First, if you wanted to allow this you had to introduce a proper `kind'
system into the language. Kinds are the "types of types". For example,
int has kind * (which denotes ground types), while eg. the list type
constructor has kind *->* (a type function from ground types to ground
types). Types with kind other than * are usually called constructors in
type theory.

Ocaml restricts constructors to have first-order kinds, ie. kinds of the
form *->*->*->* etc. (well, actually it does not use currying but rather
has tuple kinds, but that does not make much of a difference). The
constructor t you want to declare has kind (*->*)->*, however, ie. it is
higher-order. Another important restriction in Ocaml is that
constructors may only be used with a full supply of arguments. You would
bump into this second restriction with your example as soon as you
actually tried to apply t: you cannot write down any type expression of
kind *->*.

The point with both these restrictions is that you do not need to
declare kinds for type variables. Any type variable has kind * and the
programmer need not be bothered with kinds. If you wanted to lift the
restrictions you either had to introduce syntax for kinds in the
language and annotate type variables at their binding occurance, or you
had to do `kind inference'.

The second argument against higher-order polymorphism in ML is that -
without at least some restrictions - it would indeed require
higher-order unification for type inference, because conceptually you
get arbitrary lambdas at the type level. Higher-order unification is
undecidable. So undecidability is due to functional kinds (ie. functions
at the type level), it has nothing to do with functional types
(functions at the value level) as you suspected.

However, there are in fact languages that provide higher-order
polymorphism, Haskell being one example. Haskell deals with the
pragmatic side by doing kind inference. For your example it is easy to
derive that 'a has kind *->*. But there are examples where no unique
kind can be infered. Consider

	type ('a,'b) apply = 'b 'a

Apply can have any kind of the form (K->K')->K->K'. So if you do not
want to introduce kind syntax into the language you can either have
`polymorphic kinds' (which further complicates things) or you have to do
some defaulting. This is what Haskell does, assigning * whenever there
is no more information available. This seems to work pretty well in
practice but of course precludes a lot of useful higher-order type
definitions. Moreover, the inference approach does not work for the
specification of abstract types in ML signatures.

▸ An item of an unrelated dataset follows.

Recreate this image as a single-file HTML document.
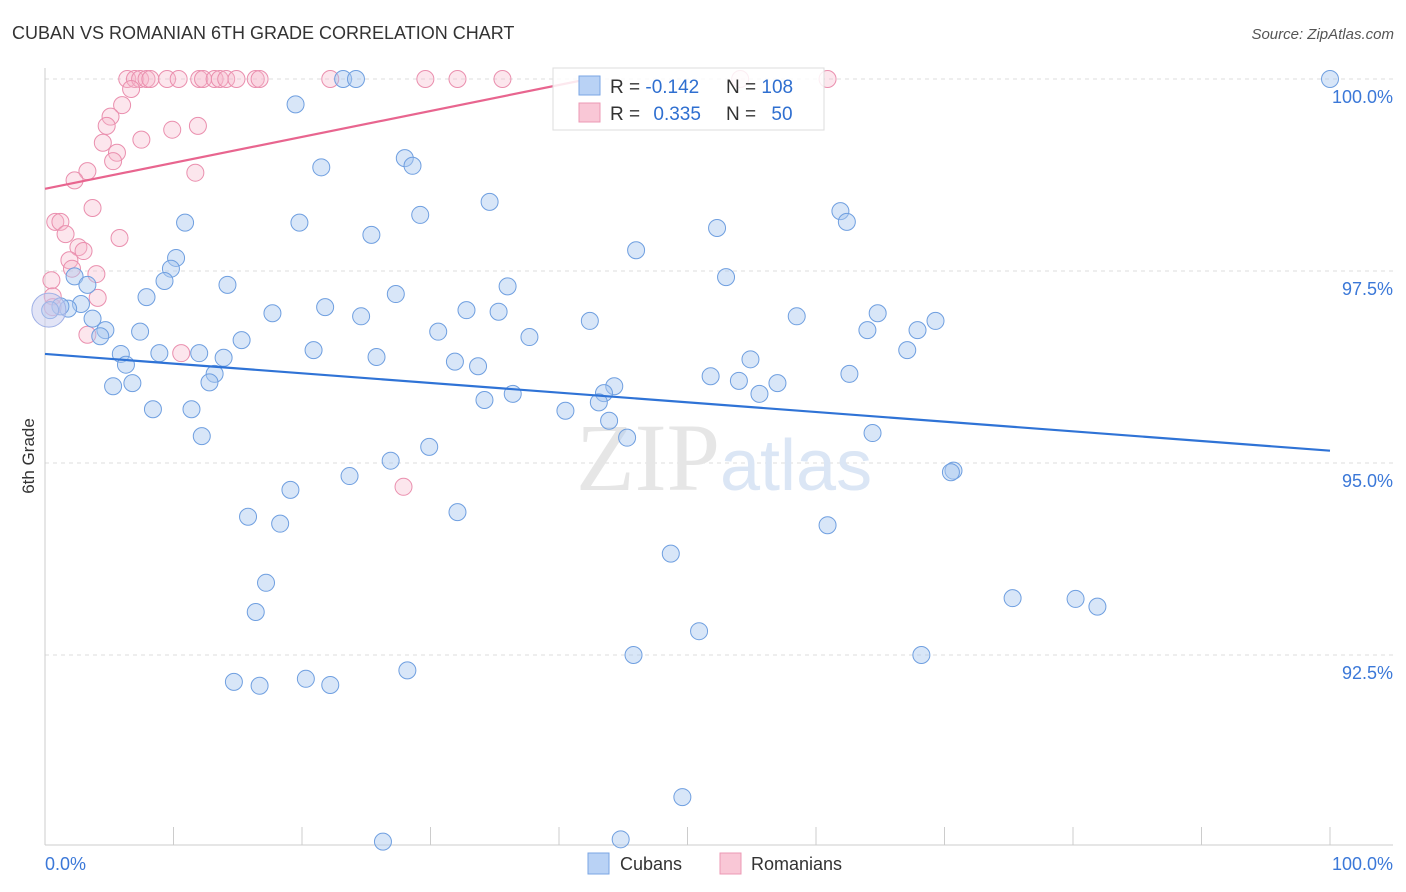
<!DOCTYPE html>
<html><head><meta charset="utf-8"><style>
body{margin:0;background:#fff;font-family:"Liberation Sans",sans-serif;}
svg{display:block}
</style></head><body>
<svg id="chart" width="1406" height="892">
<text x="12" y="39" font-size="18" fill="#333">CUBAN VS ROMANIAN 6TH GRADE CORRELATION CHART</text>
<text x="1394" y="39" font-size="15" fill="#555" font-style="italic" text-anchor="end">Source: ZipAtlas.com</text>
<text x="34" y="456" font-size="17" fill="#333" text-anchor="middle" transform="rotate(-90 34 456)">6th Grade</text>
<g id="grid"></g>
<text x="720" y="490" font-size="96" fill="#e6e6e6" text-anchor="end" font-family="Liberation Serif,serif">ZIP</text>
<text x="720" y="490" font-size="72" fill="#dbe6f5">atlas</text>
<g id="marks"></g>
<g>
<rect x="553" y="68" width="271" height="62" fill="#fff" fill-opacity="0.85" stroke="#ddd"/>
<rect x="579" y="76" width="21" height="19" fill="#b9d2f5" stroke="#7aa6e4"/>
<rect x="579" y="103" width="21" height="19" fill="#f9c7d6" stroke="#ec99b4"/>
<text x="610" y="93" font-size="19" fill="#333">R = <tspan fill="#2f6fd0">-0.142</tspan></text>
<text x="726" y="93" font-size="19" fill="#333">N = <tspan fill="#2f6fd0">108</tspan></text>
<text x="610" y="120" font-size="19" fill="#333">R = <tspan fill="#2f6fd0" dx="8">0.335</tspan></text>
<text x="726" y="120" font-size="19" fill="#333">N = <tspan fill="#2f6fd0" dx="10">50</tspan></text>
</g>
<g>
<rect x="588" y="853" width="21" height="21" fill="#b9d2f5" stroke="#7aa6e4"/>
<text x="620" y="870" font-size="18" fill="#333">Cubans</text>
<rect x="720" y="853" width="21" height="21" fill="#f9c7d6" stroke="#ec99b4"/>
<text x="751" y="870" font-size="18" fill="#333">Romanians</text>
</g>
</svg>
<script>
const cubanX=[100,23.2,24.2,19.5,21.5,28.0,28.6,34.6,29.2,19.8,10.9,25.4,52.3,61.9,62.4,46.0,10.2,9.8,9.3,14.2,53.0,2.3,3.3,7.9,36.0,27.3,21.8,17.7,24.6,32.8,35.3,42.4,58.5,64.8,69.3,67.9,64.0,30.6,37.7,15.3,7.4,4.7,3.7,2.8,1.8,1.2,0.4,4.3,5.9,8.9,12.0,13.9,20.9,25.8,31.9,33.7,54.9,67.1,6.3,13.2,12.8,5.3,6.8,51.8,54.0,57.0,62.6,44.3,43.5,43.1,36.4,34.2,55.6,8.4,11.4,40.5,43.9,12.2,45.3,64.4,29.9,26.9,23.7,19.1,70.7,70.5,15.8,18.3,32.1,60.9,48.7,17.2,16.4,75.3,80.2,81.9,50.9,45.8,68.2,28.2,14.7,16.7,20.3,22.2,49.6,26.3,44.8];
const cubanY=[100,100,100,99.67,98.85,98.97,98.87,98.40,98.23,98.13,98.13,97.97,98.06,98.28,98.14,97.77,97.67,97.53,97.37,97.32,97.42,97.43,97.32,97.16,97.30,97.20,97.03,96.95,96.91,96.99,96.97,96.85,96.91,96.95,96.85,96.73,96.73,96.71,96.64,96.60,96.71,96.73,96.88,97.07,97.01,97.04,96.99,96.65,96.42,96.43,96.43,96.37,96.47,96.38,96.32,96.26,96.35,96.47,96.28,96.16,96.05,96.00,96.04,96.13,96.07,96.04,96.16,96.00,95.91,95.79,95.90,95.82,95.90,95.70,95.70,95.68,95.55,95.35,95.33,95.39,95.21,95.03,94.83,94.65,94.90,94.88,94.30,94.21,94.36,94.19,93.82,93.44,93.06,93.24,93.23,93.13,92.81,92.50,92.50,92.30,92.15,92.10,92.19,92.11,90.65,90.07,90.10];
const romX=[6.4,7.0,7.4,7.9,8.2,9.5,10.4,12.0,12.3,13.2,13.6,14.1,14.9,16.4,16.7,22.2,29.6,32.1,35.6,54.1,60.9,6.7,6.0,5.1,4.8,9.9,11.9,7.5,4.5,5.6,5.3,3.3,2.3,11.7,3.7,0.8,1.2,1.6,5.8,2.6,3.0,1.9,2.1,4.0,0.5,0.6,4.1,0.6,3.3,10.6,27.9];
const romY=[100,100,100,100,100,100,100,100,100,100,100,100,100,100,100,100,100,100,100,100,100,99.87,99.66,99.51,99.39,99.34,99.39,99.21,99.17,99.04,98.93,98.80,98.68,98.78,98.32,98.14,98.14,97.98,97.93,97.81,97.76,97.64,97.53,97.46,97.38,97.17,97.15,97.03,96.67,96.43,94.69];
const cubanTrend=[96.42,95.16]; // y at x=0 and x=100
const romTrend=[98.57,0.0338]; // intercept, slope per %
const yTicks=[100,97.5,95,92.5];
const yTickLabels=["100.0%","97.5%","95.0%","92.5%"];
const xTicks=[0,10,20,30,40,50,60,70,80,90,100];

const NS="http://www.w3.org/2000/svg";
const sx=v=>45+v*12.85;
const sy=v=>79+(100-v)*76.8;
function mk(t,a,p){const e=document.createElementNS(NS,t);for(const k in a)e.setAttribute(k,a[k]);p.appendChild(e);return e;}
const grid=document.getElementById('grid');
const marks=document.getElementById('marks');
yTicks.forEach((t,i)=>{
 const l=mk('line',{x1:45,x2:1393,y1:sy(t),y2:sy(t),stroke:'#ddd','stroke-dasharray':'4,4'},grid);
 
 
 const tx=mk('text',{x:1393,y:sy(t)+24,'font-size':18,fill:'#3b78d8','text-anchor':'end'},grid);
 tx.textContent=yTickLabels[i];
 
 
});
const ax=mk('line',{x1:45,x2:45,y1:68,y2:845,stroke:'#ccc'},grid);


const bx=mk('line',{x1:45,x2:1393,y1:845,y2:845,stroke:'#ccc'},grid);


xTicks.forEach(t=>{
 const l=mk('line',{x1:sx(t),x2:sx(t),y1:827,y2:845,stroke:'#ccc'},grid);
 
 
});
const x0=mk('text',{x:45,y:870,'font-size':18,fill:'#3b78d8'},grid);x0.textContent='0.0%';


const x1=mk('text',{x:1393,y:870,'font-size':18,fill:'#3b78d8','text-anchor':'end'},grid);x1.textContent='100.0%';



romX.forEach((x,i)=>{
 const c=mk('circle',{cx:sx(x),cy:sy(romY[i]),r:8.5,fill:'#f7b6ca','fill-opacity':0.35,stroke:'#ea8fae','stroke-width':1},marks);
 
 
});
cubanX.forEach((x,i)=>{
 const c=mk('circle',{cx:sx(x),cy:sy(cubanY[i]),r:8.5,fill:'#a9c7f0','fill-opacity':0.45,stroke:'#6f9fe0','stroke-width':1},marks);
 
 
});
const big=mk('circle',{cx:sx(0.3),cy:sy(96.99),r:17,fill:'#c6c9ee','fill-opacity':0.5,stroke:'#9fb0e6'},marks);


const ct=mk('line',{x1:sx(0),y1:sy(cubanTrend[0]),x2:sx(100),y2:sy(cubanTrend[1]),stroke:'#2f73d6','stroke-width':2.2},marks);


const rEnd=(100-romTrend[0])/romTrend[1];
const rt=mk('line',{x1:sx(0),y1:sy(romTrend[0]),x2:sx(rEnd),y2:sy(100),stroke:'#e8658f','stroke-width':2.2},marks);


</script>
</body></html>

The decidability problem is dealt with by restricting the use of type
synonyms: a type constructor that is not generative (ie. just
abbreviates some type) may still only be used fully applied. This avoids
type lambdas during type inference (there remain only constants and
variables of higher kind) and unification stays decidable. Of course, it
also precludes useful examples: You could write

	type u = list t

because list is a generative constructor (a constant), but not

	type 'a aux = 'a * 'a
	type v = aux t

because aux is a type synonym that is not used in a fully applied
fashion in the definition of v.

(BTW, ML's choice of postfix syntax and tupled arguments for type
application is really unfortunate when you want to extend it to
higher-order types. :-( )

So you still need some restrictions. Those could only be lifted if you
did not care for inference: type checking alone, where you provide full
type and kind annotations at lambda bindings, is decidable, because you
essentially get the higher-order lambda calculus.

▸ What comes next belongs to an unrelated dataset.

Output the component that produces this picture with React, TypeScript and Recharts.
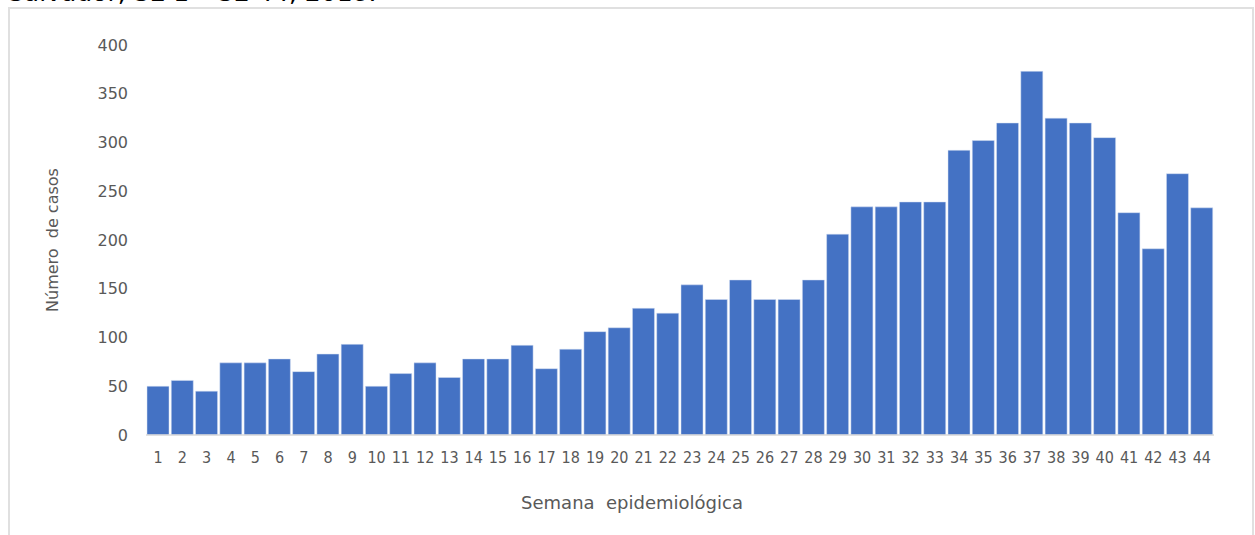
import { BarChart, Bar, XAxis, YAxis, Label } from 'recharts';

const weeks = [
    '1', '2', '3', '4', '5', '6', '7', '8', '9', '10', '11',
    '12', '13', '14', '15', '16', '17', '18', '19', '20', '21', '22',
    '23', '24', '25', '26', '27', '28', '29', '30', '31', '32', '33',
    '34', '35', '36', '37', '38', '39', '40', '41', '42', '43', '44',
];

const cases = [
    50, 56, 45, 74, 74, 78, 65, 83, 93, 50, 63,
    74, 59, 78, 78, 92, 68, 88, 106, 110, 130, 125,
    154, 139, 159, 139, 139, 159, 206, 234, 234, 239, 239,
    292, 302, 320, 373, 325, 320, 305, 228, 191, 268, 233,
];

const yTicks = [0, 50, 100, 150, 200, 250, 300, 350, 400];

const titleText = 'Salvador, SE 1 – SE 44, 2018.';
const xTitle = 'Semana  epidemiológica';
const yTitle = 'Número  de casos';

const data = weeks.map((w, i) => ({ week: w, casos: cases[i] }));

const textColor = '#595959';

export default function App() {
    return (
        <div style={{ position: 'fixed', left: 0, top: 0, width: 1255, height: 535, overflow: 'hidden', background: '#fff' }}>
            {/* title sits mostly above the page edge, only its bottom shows */}
            <div
                style={{
                    position: 'absolute',
                    left: 8,
                    top: -21,
                    fontFamily: 'DejaVu Sans, sans-serif',
                    fontSize: 25,
                    lineHeight: '28px',
                    color: '#000',
                    whiteSpace: 'nowrap',
                }}
            >
                {titleText}
            </div>
            <div
                style={{
                    position: 'absolute',
                    left: 8,
                    top: 7,
                    width: 1242,
                    height: 560,
                    border: '2px solid #e0e0e0',
                }}
            />
            <div style={{ position: 'absolute', left: 0, top: 0 }}>
                <BarChart
                    width={1255}
                    height={535}
                    data={data}
                    margin={{ top: 45, right: 41, bottom: 20, left: 46 }}
                    barCategoryGap={1}
                >
                    <XAxis
                        dataKey="week"
                        height={80}
                        interval={0}
                        tickLine={false}
                        tickMargin={11}
                        axisLine={{ stroke: '#d9d9d9', strokeWidth: 1.5 }}
                        tick={{ fontSize: 16, fill: textColor, fontFamily: 'DejaVu Sans Condensed, DejaVu Sans, sans-serif' }}
                    >
                        <Label
                            content={({ viewBox }: any) => (
                                <text
                                    x={viewBox.x + viewBox.width / 2 - 48}
                                    y={viewBox.y + 74}
                                    textAnchor="middle"
                                    fontSize={18}
                                    fill={textColor}
                                    fontFamily="DejaVu Sans, sans-serif"
                                    style={{ whiteSpace: 'pre' }}
                                >
                                    {xTitle}
                                </text>
                            )}
                        />
                    </XAxis>
                    <YAxis
                        width={100}
                        domain={[0, 400]}
                        ticks={yTicks}
                        interval={0}
                        axisLine={false}
                        tickLine={false}
                        tickMargin={12}
                        tick={{ fontSize: 16, fill: textColor, fontFamily: 'DejaVu Sans, sans-serif' }}
                    >
                        <Label
                            content={({ viewBox }: any) => {
                                const cx = 52;
                                const cy = viewBox.y + viewBox.height / 2;
                                return (
                                    <text
                                        x={cx}
                                        y={cy}
                                        textAnchor="middle"
                                        dominantBaseline="central"
                                        transform={`rotate(-90 ${cx} ${cy})`}
                                        fontSize={16}
                                        fill={textColor}
                                        fontFamily="DejaVu Sans, sans-serif"
                                        style={{ whiteSpace: 'pre' }}
                                    >
                                        {yTitle}
                                    </text>
                                );
                            }}
                        />
                    </YAxis>
                    <Bar dataKey="casos" fill="#4472C4" stroke="#d6e0f3" strokeWidth={0.5} isAnimationActive={false} />
                </BarChart>
            </div>
        </div>
    );
}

To summarise: it can be done but significantly complicates the language
and requires some restrictions to maintain decidable type inference.
YMMV whether the additional degree of genericity is worth this
complication, in particular since most of it can be done in ML via
modules already.

BTW, your second type declaration

> type 'a t = {x : 'a 'a};;

is ill-kinded, very much like the value declaration

	let t a = {x = a a}

is ill-typed - unless you introduce something as esoteric as recursive
kinds ;-)

Best regards,

	- Andreas

-- 
Andreas Rossberg, rossberg@ps.uni-sb.de

"Computer games don't affect kids.
 If Pac Man affected us as kids, we would all be running around in
 darkened rooms, munching pills, and listening to repetitive music."